Principle:DataTalksClub Data engineering zoomcamp Kafka Infrastructure Setup
| Page Metadata | |
|---|---|
| Knowledge Sources | DataTalksClub/data-engineering-zoomcamp (07-streaming) |
| Domains | Data_Engineering, Stream_Processing |
| Last Updated | 2026-02-09 14:00 GMT |
Overview
Provisioning a streaming infrastructure stack with a message broker, schema registry, and monitoring tools using containerized deployment ensures repeatable and isolated environments for event-driven data pipelines.
Description
A streaming infrastructure stack is the foundational layer that enables real-time data pipelines to operate. At its core, the stack consists of several cooperating services:
- Message Broker: The central nervous system of any streaming architecture. The broker receives, stores, and serves messages organized into topics. It must be configured with listener protocols so that both internal (container-to-container) and external (host-to-container) clients can connect.

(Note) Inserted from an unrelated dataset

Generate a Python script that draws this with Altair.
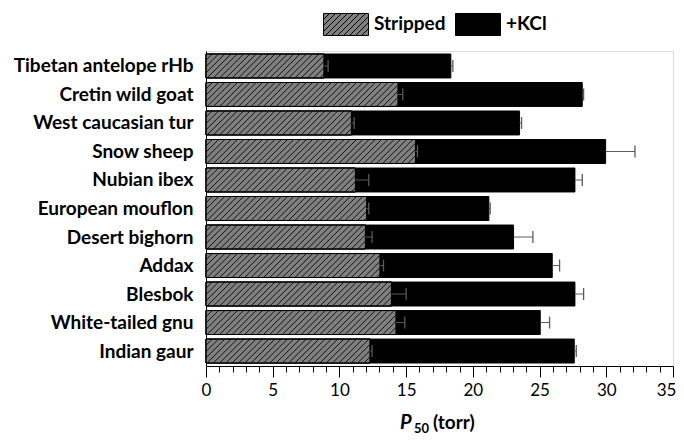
import json
import altair as alt
import pandas as pd

# ---------------- data ----------------
names = ["Tibetan antelope rHb", "Cretin wild goat", "West caucasian tur", "Snow sheep",
         "Nubian ibex", "European mouflon", "Desert bighorn", "Addax", "Blesbok",
         "White-tailed gnu", "Indian gaur"]
stripped = [8.85, 14.4, 10.9, 15.7, 11.2, 12.05, 11.95, 13.05, 13.9, 14.25, 12.3]
stripped_err = [0.3, 0.35, 0.2, 0.15, 1.0, 0.15, 0.5, 0.25, 1.1, 0.65, 0.15]
kcl = [18.35, 28.2, 23.5, 29.95, 27.65, 21.2, 23.05, 25.95, 27.65, 25.05, 27.6]
kcl_err = [0.15, 0.1, 0.15, 2.2, 0.55, 0.1, 1.45, 0.55, 0.65, 0.7, 0.15]
series_names = ["Stripped", "+KCl"]
x_ticks = list(range(0, 36))
row_index = list(range(len(names)))

# ---------------- styling constants ----------------
FONT = "Lato"
HALF = 0.42      # half bar thickness (y units)
CAP = 0.21       # half error-bar cap height (y units)
RUN = 1.8        # hatch slant run (x units)
SPACING = 0.47   # hatch spacing (x units)
ERR_COLOR = "#5a5a5a"

wide = pd.DataFrame({"name": names, "idx": row_index, "stripped": stripped,
                     "s_err": stripped_err, "kcl": kcl, "k_err": kcl_err})
long = pd.concat([
    pd.DataFrame({"series": series_names[1], "idx": row_index, "value": kcl}),
    pd.DataFrame({"series": series_names[0], "idx": row_index, "value": stripped}),
], ignore_index=True)

# hatched legend symbol path (unit coords, scaled by sqrt(size)/2)
h = 0.489
run_u = 2 * h
sp_u = 0.267
parts = [f"M-1,-{h}H1V{h}H-1Z"]
s = -1 - run_u
while s < 1:
    xa = max(s, -1.0)
    xb = min(s + run_u, 1.0)
    if xb > xa:
        ya = h - (xa - s) / run_u * 2 * h
        yb = h - (xb - s) / run_u * 2 * h
        parts.append(f"M{xa:.3f},{ya:.3f}L{xb:.3f},{yb:.3f}")
    s += sp_u
legend_path = "".join(parts)

x_scale = alt.Scale(domain=[0, 35], nice=False, zero=False)
y_scale = alt.Scale(domain=[-0.525, 10.525], reverse=True, nice=False, zero=False)

x_axis = alt.Axis(
    values=x_ticks,
    labelExpr="datum.value % 5 === 0 ? datum.label : ''",
    tickSize={"condition": {"test": "datum.value % 5 === 0", "value": 11}, "value": 6},
    labelOffset={"condition": {"test": "datum.value === 35", "value": -7}, "value": 0},
    tickColor="black", tickWidth=1, domainColor="black", domainWidth=1,
    labelFont=FONT, labelFontSize=17, labelColor="black", labelPadding=5,
    labelOverlap=False, labelFlush=False, grid=False, title=None,
)
y_axis = alt.Axis(
    values=row_index,
    labelExpr=json.dumps(names) + "[datum.value]",
    ticks=False, domainColor="black", domainWidth=1,
    labelFont=FONT, labelFontSize=19, labelFontWeight="bold", labelColor="black",
    labelPadding=13, grid=False, title=None,
)

bars = alt.Chart(long).transform_calculate(
    zero="0",
    y_lo=f"datum.idx - {HALF}",
    y_hi=f"datum.idx + {HALF}",
).mark_rect(stroke="black", strokeWidth=1).encode(
    x=alt.X("zero:Q", scale=x_scale, axis=x_axis),
    x2="value:Q",
    y=alt.Y("y_lo:Q", scale=y_scale, axis=y_axis),
    y2="y_hi:Q",
    fill=alt.Fill(
        "series:N",
        scale=alt.Scale(domain=series_names, range=["#808080", "#000000"]),
        legend=alt.Legend(
            title=None, orient="none", direction="horizontal",
            legendX=117, legendY=-50,
            symbolType=legend_path, symbolSize=2025,
            symbolStrokeColor="black", symbolStrokeWidth=1, symbolOpacity=1,
            labelFont=FONT, labelFontSize=19, labelFontWeight="bold", labelColor="black",
            labelOffset=5, columnPadding=7,
            labelExpr="datum.label === '+KCl' ? '\u00a0\u00a0+KCl' : datum.label",
        ),
    ),
)

hatch = alt.Chart(wide).transform_calculate(
    s=f"sequence(-{RUN}, datum.stripped, {SPACING})"
).transform_flatten(["s"]).transform_calculate(
    xa="max(datum.s, 0)",
    xb=f"min(datum.s + {RUN}, datum.stripped)",
).transform_calculate(
    ya=f"datum.idx + {HALF} - (datum.xa - datum.s) / {RUN} * {2 * HALF}",
    yb=f"datum.idx + {HALF} - (datum.xb - datum.s) / {RUN} * {2 * HALF}",
).transform_filter("datum.xb > datum.xa").mark_rule(
    color="#111111", strokeWidth=1
).encode(
    x=alt.X("xa:Q", scale=x_scale, axis=x_axis),
    x2="xb:Q",
    y=alt.Y("ya:Q", scale=y_scale, axis=y_axis),
    y2="yb:Q",
)

# outline of stripped bars redrawn above hatching
stripped_outline = alt.Chart(wide).transform_calculate(
    zero="0",
    y_lo=f"datum.idx - {HALF}",
    y_hi=f"datum.idx + {HALF}",
).mark_rect(fillOpacity=0, stroke="black", strokeWidth=1).encode(
    x=alt.X("zero:Q", scale=x_scale, axis=x_axis),
    x2="stripped:Q",
    y=alt.Y("y_lo:Q", scale=y_scale, axis=y_axis),
    y2="y_hi:Q",
)


def error_layers(val, err):
    base = alt.Chart(wide).transform_calculate(
        hi=f"datum.{val} + datum.{err}",
        cl=f"datum.idx - {CAP}",
        ch=f"datum.idx + {CAP}",
    )
    line = base.mark_rule(color=ERR_COLOR, strokeWidth=1).encode(
        x=alt.X(f"{val}:Q", scale=x_scale, axis=x_axis),
        x2="hi:Q",
        y=alt.Y("idx:Q", scale=y_scale, axis=y_axis),
    )
    cap = base.mark_rule(color=ERR_COLOR, strokeWidth=1.3).encode(
        x=alt.X("hi:Q", scale=x_scale, axis=x_axis),
        y=alt.Y("cl:Q", scale=y_scale, axis=y_axis),
        y2="ch:Q",
    )
    return [line, cap]


def label(text, dx, dy, size, style="normal"):
    return alt.Chart(pd.DataFrame({"t": [text]})).mark_text(
        font=FONT, fontSize=size, fontWeight="bold", fontStyle=style,
        align="left", baseline="alphabetic", color="black",
    ).encode(x=alt.value(dx), y=alt.value(dy), text="t:N")


title_layers = [
    label("P", 194, 378, 20, "italic"),
    label("50", 208, 382, 13),
    label("(torr)", 227, 378, 19),
]

chart = alt.layer(
    bars,
    *error_layers("kcl", "k_err"),
    hatch,
    stripped_outline,
    *error_layers("stripped", "s_err"),
    *title_layers,
).properties(
    width=467, height=315,
    padding={"left": 198, "top": 43, "right": 3, "bottom": 72},
    autosize=alt.AutoSizeParams(type="none"),
).configure_view(stroke=None).configure(font=FONT)

chart.save("out.html", embed_options={"renderer": "svg", "actions": False})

- Coordination Service: A distributed coordination service (such as ZooKeeper) manages broker metadata, leader election, and cluster membership. While newer Kafka versions support KRaft mode, many production and educational deployments still rely on ZooKeeper for coordination.

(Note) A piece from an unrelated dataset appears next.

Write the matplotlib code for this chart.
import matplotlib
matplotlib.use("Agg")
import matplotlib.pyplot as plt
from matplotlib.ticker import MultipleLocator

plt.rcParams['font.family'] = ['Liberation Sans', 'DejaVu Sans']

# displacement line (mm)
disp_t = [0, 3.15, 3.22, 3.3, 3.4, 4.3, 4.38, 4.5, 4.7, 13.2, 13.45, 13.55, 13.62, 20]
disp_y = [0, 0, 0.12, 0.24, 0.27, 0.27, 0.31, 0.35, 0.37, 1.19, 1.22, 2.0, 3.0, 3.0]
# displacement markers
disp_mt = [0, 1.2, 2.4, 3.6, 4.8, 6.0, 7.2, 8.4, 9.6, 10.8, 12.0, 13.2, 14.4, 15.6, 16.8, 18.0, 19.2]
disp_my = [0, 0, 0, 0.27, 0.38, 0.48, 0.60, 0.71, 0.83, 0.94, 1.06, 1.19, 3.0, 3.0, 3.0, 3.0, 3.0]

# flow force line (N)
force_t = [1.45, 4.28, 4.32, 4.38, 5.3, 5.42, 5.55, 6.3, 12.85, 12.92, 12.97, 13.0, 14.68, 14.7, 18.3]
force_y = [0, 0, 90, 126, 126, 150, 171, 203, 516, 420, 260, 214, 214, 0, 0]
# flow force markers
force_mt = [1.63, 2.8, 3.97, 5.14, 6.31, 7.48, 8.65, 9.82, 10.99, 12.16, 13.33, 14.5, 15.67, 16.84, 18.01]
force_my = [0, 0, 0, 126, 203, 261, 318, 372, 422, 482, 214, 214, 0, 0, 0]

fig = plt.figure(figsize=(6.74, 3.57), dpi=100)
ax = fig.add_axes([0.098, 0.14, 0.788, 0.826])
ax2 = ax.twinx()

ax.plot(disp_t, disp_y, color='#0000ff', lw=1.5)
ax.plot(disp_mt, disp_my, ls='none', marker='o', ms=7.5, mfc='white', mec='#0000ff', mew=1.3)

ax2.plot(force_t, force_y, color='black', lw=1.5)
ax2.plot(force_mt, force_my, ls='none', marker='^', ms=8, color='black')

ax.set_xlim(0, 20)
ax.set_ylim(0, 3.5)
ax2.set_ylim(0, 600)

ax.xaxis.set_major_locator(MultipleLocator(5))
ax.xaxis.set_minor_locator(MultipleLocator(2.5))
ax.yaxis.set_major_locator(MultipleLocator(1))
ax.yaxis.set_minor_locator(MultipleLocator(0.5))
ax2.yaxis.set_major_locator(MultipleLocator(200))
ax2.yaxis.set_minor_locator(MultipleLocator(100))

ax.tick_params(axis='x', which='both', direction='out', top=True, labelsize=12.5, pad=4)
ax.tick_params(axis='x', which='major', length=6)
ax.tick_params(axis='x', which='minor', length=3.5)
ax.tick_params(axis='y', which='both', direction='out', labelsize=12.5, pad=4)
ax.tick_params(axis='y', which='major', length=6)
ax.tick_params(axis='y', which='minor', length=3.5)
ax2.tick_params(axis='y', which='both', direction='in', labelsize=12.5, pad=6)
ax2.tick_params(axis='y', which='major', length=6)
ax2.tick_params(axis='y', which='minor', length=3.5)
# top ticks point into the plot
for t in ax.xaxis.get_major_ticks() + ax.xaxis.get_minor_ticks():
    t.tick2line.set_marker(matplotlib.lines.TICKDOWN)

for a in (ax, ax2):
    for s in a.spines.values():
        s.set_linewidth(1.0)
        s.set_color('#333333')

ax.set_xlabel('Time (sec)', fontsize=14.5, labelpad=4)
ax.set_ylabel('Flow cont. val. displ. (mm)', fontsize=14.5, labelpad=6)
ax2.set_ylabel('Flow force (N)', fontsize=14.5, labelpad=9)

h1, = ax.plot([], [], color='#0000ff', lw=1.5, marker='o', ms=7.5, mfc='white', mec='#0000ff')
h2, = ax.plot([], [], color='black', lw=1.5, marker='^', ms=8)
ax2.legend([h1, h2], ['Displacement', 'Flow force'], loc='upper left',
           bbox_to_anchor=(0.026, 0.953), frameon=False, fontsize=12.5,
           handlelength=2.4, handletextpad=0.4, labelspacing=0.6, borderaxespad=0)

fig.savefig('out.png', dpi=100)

- Schema Registry: Provides a centralized repository for message schemas (Avro, Protobuf, JSON Schema). By enforcing schema compatibility rules, the registry prevents producers from breaking downstream consumers with incompatible schema changes.

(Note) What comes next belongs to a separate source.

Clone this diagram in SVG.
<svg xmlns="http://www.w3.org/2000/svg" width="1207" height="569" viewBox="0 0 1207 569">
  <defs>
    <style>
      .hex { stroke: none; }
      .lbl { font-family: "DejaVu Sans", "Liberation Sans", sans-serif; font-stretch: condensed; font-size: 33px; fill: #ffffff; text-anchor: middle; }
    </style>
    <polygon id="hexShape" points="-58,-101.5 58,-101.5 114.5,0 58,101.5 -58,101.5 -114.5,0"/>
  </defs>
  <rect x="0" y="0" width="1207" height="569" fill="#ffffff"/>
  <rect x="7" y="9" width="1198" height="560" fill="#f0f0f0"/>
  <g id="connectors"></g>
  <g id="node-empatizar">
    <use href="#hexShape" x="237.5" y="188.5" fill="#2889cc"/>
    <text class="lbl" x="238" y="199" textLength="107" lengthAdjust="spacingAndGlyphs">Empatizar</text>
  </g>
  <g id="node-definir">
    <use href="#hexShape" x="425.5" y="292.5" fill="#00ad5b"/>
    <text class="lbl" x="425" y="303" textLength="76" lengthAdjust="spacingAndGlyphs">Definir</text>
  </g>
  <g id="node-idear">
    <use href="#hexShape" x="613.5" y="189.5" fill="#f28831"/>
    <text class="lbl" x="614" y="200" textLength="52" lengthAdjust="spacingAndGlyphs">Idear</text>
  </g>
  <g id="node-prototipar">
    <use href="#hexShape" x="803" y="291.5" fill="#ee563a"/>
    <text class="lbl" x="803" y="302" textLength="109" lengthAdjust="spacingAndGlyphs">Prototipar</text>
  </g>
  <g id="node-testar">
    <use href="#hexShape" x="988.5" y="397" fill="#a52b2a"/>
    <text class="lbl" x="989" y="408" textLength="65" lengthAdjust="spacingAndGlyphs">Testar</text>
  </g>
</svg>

- REST Proxy: Exposes the broker functionality over HTTP, allowing clients that cannot use the native binary protocol to produce and consume messages via standard REST calls.
- Monitoring and Control Plane: A web-based interface for inspecting topics, consumer groups, broker health, and message throughput. This is essential for debugging and operational visibility.
All of these services must share a network so they can discover each other by hostname. Using an external network allows other stacks (such as a Spark cluster) to attach to the same network and communicate with the broker directly.
Usage
Use this principle when:
- You need to stand up a local or development Kafka environment for testing streaming applications.
- You require schema enforcement across producers and consumers.
- You want a reproducible, version-controlled infrastructure definition that can be shared across a team.
- You need to integrate a streaming broker with other containerized services (e.g., Spark, Flink) on a shared network.
Theoretical Basis
The infrastructure provisioning pattern follows a declarative service graph model:
DEFINE network AS external("streaming-network")
DEFINE service zookeeper:
image = "coordination-service:version"
ports = [2181]
environment:
CLIENT_PORT = 2181
DEFINE service broker:
image = "message-broker:version"
depends_on = [zookeeper]
ports = [9092]
environment:
ZOOKEEPER_CONNECT = "zookeeper:2181"
LISTENERS = [internal://broker:29092, external://broker:9092]
ADVERTISED_LISTENERS = [internal://broker:29092, external://localhost:9092]
DEFINE service schema_registry:
image = "schema-registry:version"
depends_on = [zookeeper, broker]
ports = [8081]
environment:
BOOTSTRAP_SERVERS = "broker:29092"
DEFINE service control_center:
image = "monitoring-ui:version"
depends_on = [zookeeper, broker, schema_registry]
ports = [9021]
DEFINE service rest_proxy:
image = "rest-proxy:version"
depends_on = [schema_registry, broker]
ports = [8082]
START ALL services ON network
The key design decisions in this pattern are:
- Dependency ordering: Services start in topological order. ZooKeeper must be available before the broker, and the broker must be available before the schema registry, control center, and REST proxy.
- Dual listener configuration: The broker exposes two listener endpoints -- one for internal container communication (port 29092) and one for external host access (port 9092). This allows both containerized and host-based clients to reach the broker.
- External network: By declaring the network as external, other independently managed service stacks can join the same network and communicate with the broker without port-mapping hacks.